B-Trees has a few really awesome properties, chief among them is that they are playing very well with the hierarchical nature of data access that we have in our systems (L1 – L3 caches, main memory, disk, etc). Another really nice property is that searches in a B-Trees have very low costs.

However, it became apparent to us during performance tests that actually searching the tree was very costly. Assuming that we have the following pseudo code:

   1: for i in range(1, 1000 * 1000):
   2:    add(i, "val")

What is the cost of actually doing this? Well, an interesting tidbit about this is that every time we add an item to the tree, we need to search it, so we can find where in the tree that new value goes.

Cost of search the tree, based on size:

Number of entries

Cost

1

0.19

1,000

1.93

10,000

2.57

25,000

2.83

50,000

3.02

100,000

3.21

250,000

3.47

500,000

3.66

1,000,000

3.86

2,000,000

4.05

The cost, by the way, is O(log36 (N+1)). The log36 comes from the number of entries that we can fit in a single page.
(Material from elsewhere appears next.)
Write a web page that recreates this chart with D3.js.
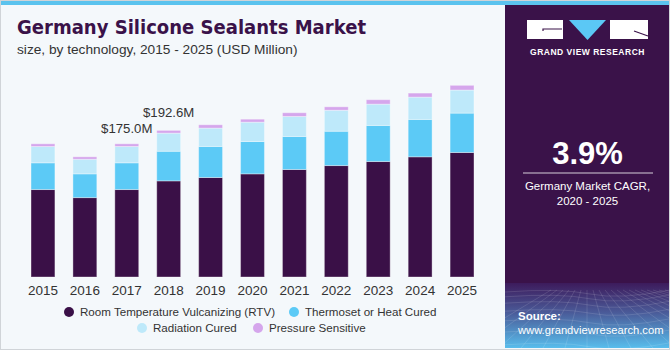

This cost ignores the actual search inside a page. But it is a good enough approximation for our needs.

Now, the cost of actually inserting 1 million items is the sum of all of those costs. Which means that the cost for 1 million is 3,576,242.35. This is another example of Schlemiel the Painter algorithm.

What we did was introduce a small cache, which remember the last few pages that we inserted to. That turned the cost down from searching the tree to checking the cache, where we can usually find the value, and gave a nice performance boost.